::: Material :::

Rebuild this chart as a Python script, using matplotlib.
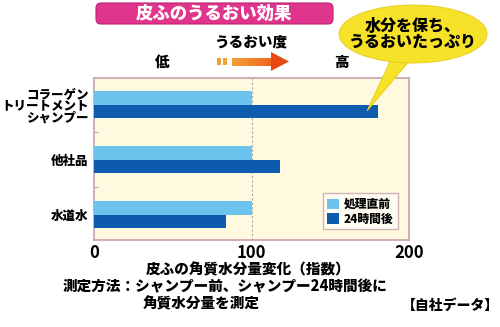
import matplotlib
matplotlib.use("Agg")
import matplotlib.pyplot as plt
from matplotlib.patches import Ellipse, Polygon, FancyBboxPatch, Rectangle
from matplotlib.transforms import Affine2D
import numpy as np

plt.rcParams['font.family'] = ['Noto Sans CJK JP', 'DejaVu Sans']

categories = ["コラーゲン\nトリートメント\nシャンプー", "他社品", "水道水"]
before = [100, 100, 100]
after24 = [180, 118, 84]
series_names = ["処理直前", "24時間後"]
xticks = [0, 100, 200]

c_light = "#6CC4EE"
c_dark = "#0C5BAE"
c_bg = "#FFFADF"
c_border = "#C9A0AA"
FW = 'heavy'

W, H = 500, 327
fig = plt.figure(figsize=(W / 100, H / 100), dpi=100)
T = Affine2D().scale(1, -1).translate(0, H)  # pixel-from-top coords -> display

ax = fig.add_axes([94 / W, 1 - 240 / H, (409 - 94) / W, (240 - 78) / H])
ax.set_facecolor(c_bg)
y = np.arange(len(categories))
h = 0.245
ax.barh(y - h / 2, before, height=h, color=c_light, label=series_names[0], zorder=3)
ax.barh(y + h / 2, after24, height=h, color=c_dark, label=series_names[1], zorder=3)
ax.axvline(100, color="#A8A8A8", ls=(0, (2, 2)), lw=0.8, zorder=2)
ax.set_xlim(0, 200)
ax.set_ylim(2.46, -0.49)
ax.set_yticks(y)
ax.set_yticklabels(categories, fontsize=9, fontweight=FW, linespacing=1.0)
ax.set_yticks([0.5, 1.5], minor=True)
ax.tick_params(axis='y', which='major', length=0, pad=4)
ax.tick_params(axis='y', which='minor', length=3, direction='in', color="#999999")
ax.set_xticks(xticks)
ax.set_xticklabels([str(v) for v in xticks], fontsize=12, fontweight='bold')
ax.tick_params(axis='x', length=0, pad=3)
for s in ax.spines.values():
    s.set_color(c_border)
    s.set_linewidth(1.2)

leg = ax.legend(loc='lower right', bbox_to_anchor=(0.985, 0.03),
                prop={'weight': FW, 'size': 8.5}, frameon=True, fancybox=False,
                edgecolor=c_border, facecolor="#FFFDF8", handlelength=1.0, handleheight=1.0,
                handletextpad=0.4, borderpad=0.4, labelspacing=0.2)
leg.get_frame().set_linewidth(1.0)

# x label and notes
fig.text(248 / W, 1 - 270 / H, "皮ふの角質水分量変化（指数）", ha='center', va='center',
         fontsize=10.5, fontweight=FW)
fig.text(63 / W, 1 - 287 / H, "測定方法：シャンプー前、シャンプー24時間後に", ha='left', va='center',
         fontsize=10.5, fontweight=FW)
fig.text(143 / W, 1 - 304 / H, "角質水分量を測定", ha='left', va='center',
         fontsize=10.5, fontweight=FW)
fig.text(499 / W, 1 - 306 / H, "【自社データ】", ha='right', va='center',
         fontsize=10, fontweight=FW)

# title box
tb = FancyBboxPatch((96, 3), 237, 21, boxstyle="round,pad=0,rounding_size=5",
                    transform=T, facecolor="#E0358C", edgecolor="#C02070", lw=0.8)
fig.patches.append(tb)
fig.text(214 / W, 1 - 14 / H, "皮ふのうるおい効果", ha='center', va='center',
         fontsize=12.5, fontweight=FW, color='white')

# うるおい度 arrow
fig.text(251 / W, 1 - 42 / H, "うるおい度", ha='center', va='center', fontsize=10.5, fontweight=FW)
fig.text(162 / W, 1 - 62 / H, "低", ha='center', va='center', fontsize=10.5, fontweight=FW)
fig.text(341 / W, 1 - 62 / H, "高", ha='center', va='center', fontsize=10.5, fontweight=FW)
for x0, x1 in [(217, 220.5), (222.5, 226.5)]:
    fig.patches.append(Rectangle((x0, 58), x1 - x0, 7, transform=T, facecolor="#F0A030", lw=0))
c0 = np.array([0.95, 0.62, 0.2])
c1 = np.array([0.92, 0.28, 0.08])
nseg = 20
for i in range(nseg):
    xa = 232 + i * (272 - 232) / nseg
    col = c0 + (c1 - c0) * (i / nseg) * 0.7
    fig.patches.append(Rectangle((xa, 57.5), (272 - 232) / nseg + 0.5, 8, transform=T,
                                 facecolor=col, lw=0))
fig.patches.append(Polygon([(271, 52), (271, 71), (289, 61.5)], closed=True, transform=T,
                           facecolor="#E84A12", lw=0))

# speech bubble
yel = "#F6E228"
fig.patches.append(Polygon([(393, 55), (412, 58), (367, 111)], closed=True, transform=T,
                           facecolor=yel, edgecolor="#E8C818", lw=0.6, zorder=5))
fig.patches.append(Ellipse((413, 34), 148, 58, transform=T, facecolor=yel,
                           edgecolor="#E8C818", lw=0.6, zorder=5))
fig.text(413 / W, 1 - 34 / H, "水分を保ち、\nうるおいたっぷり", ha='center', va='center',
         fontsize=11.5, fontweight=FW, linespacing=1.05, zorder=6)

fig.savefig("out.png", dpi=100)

:::

What you need to do: Copy the material above in full and exactly, skipping pictures.

Final result:
Rebuild this chart as a Python script, using matplotlib.
import matplotlib
matplotlib.use("Agg")
import matplotlib.pyplot as plt
from matplotlib.patches import Ellipse, Polygon, FancyBboxPatch, Rectangle
from matplotlib.transforms import Affine2D
import numpy as np

plt.rcParams['font.family'] = ['Noto Sans CJK JP', 'DejaVu Sans']

categories = ["コラーゲン\nトリートメント\nシャンプー", "他社品", "水道水"]
before = [100, 100, 100]
after24 = [180, 118, 84]
series_names = ["処理直前", "24時間後"]
xticks = [0, 100, 200]

c_light = "#6CC4EE"
c_dark = "#0C5BAE"
c_bg = "#FFFADF"
c_border = "#C9A0AA"
FW = 'heavy'

W, H = 500, 327
fig = plt.figure(figsize=(W / 100, H / 100), dpi=100)
T = Affine2D().scale(1, -1).translate(0, H)  # pixel-from-top coords -> display

ax = fig.add_axes([94 / W, 1 - 240 / H, (409 - 94) / W, (240 - 78) / H])
ax.set_facecolor(c_bg)
y = np.arange(len(categories))
h = 0.245
ax.barh(y - h / 2, before, height=h, color=c_light, label=series_names[0], zorder=3)
ax.barh(y + h / 2, after24, height=h, color=c_dark, label=series_names[1], zorder=3)
ax.axvline(100, color="#A8A8A8", ls=(0, (2, 2)), lw=0.8, zorder=2)
ax.set_xlim(0, 200)
ax.set_ylim(2.46, -0.49)
ax.set_yticks(y)
ax.set_yticklabels(categories, fontsize=9, fontweight=FW, linespacing=1.0)
ax.set_yticks([0.5, 1.5], minor=True)
ax.tick_params(axis='y', which='major', length=0, pad=4)
ax.tick_params(axis='y', which='minor', length=3, direction='in', color="#999999")
ax.set_xticks(xticks)
ax.set_xticklabels([str(v) for v in xticks], fontsize=12, fontweight='bold')
ax.tick_params(axis='x', length=0, pad=3)
for s in ax.spines.values():
    s.set_color(c_border)
    s.set_linewidth(1.2)

leg = ax.legend(loc='lower right', bbox_to_anchor=(0.985, 0.03),
                prop={'weight': FW, 'size': 8.5}, frameon=True, fancybox=False,
                edgecolor=c_border, facecolor="#FFFDF8", handlelength=1.0, handleheight=1.0,
                handletextpad=0.4, borderpad=0.4, labelspacing=0.2)
leg.get_frame().set_linewidth(1.0)

# x label and notes
fig.text(248 / W, 1 - 270 / H, "皮ふの角質水分量変化（指数）", ha='center', va='center',
         fontsize=10.5, fontweight=FW)
fig.text(63 / W, 1 - 287 / H, "測定方法：シャンプー前、シャンプー24時間後に", ha='left', va='center',
         fontsize=10.5, fontweight=FW)
fig.text(143 / W, 1 - 304 / H, "角質水分量を測定", ha='left', va='center',
         fontsize=10.5, fontweight=FW)
fig.text(499 / W, 1 - 306 / H, "【自社データ】", ha='right', va='center',
         fontsize=10, fontweight=FW)

# title box
tb = FancyBboxPatch((96, 3), 237, 21, boxstyle="round,pad=0,rounding_size=5",
                    transform=T, facecolor="#E0358C", edgecolor="#C02070", lw=0.8)
fig.patches.append(tb)
fig.text(214 / W, 1 - 14 / H, "皮ふのうるおい効果", ha='center', va='center',
         fontsize=12.5, fontweight=FW, color='white')

# うるおい度 arrow
fig.text(251 / W, 1 - 42 / H, "うるおい度", ha='center', va='center', fontsize=10.5, fontweight=FW)
fig.text(162 / W, 1 - 62 / H, "低", ha='center', va='center', fontsize=10.5, fontweight=FW)
fig.text(341 / W, 1 - 62 / H, "高", ha='center', va='center', fontsize=10.5, fontweight=FW)
for x0, x1 in [(217, 220.5), (222.5, 226.5)]:
    fig.patches.append(Rectangle((x0, 58), x1 - x0, 7, transform=T, facecolor="#F0A030", lw=0))
c0 = np.array([0.95, 0.62, 0.2])
c1 = np.array([0.92, 0.28, 0.08])
nseg = 20
for i in range(nseg):
    xa = 232 + i * (272 - 232) / nseg
    col = c0 + (c1 - c0) * (i / nseg) * 0.7
    fig.patches.append(Rectangle((xa, 57.5), (272 - 232) / nseg + 0.5, 8, transform=T,
                                 facecolor=col, lw=0))
fig.patches.append(Polygon([(271, 52), (271, 71), (289, 61.5)], closed=True, transform=T,
                           facecolor="#E84A12", lw=0))

# speech bubble
yel = "#F6E228"
fig.patches.append(Polygon([(393, 55), (412, 58), (367, 111)], closed=True, transform=T,
                           facecolor=yel, edgecolor="#E8C818", lw=0.6, zorder=5))
fig.patches.append(Ellipse((413, 34), 148, 58, transform=T, facecolor=yel,
                           edgecolor="#E8C818", lw=0.6, zorder=5))
fig.text(413 / W, 1 - 34 / H, "水分を保ち、\nうるおいたっぷり", ha='center', va='center',
         fontsize=11.5, fontweight=FW, linespacing=1.05, zorder=6)

fig.savefig("out.png", dpi=100)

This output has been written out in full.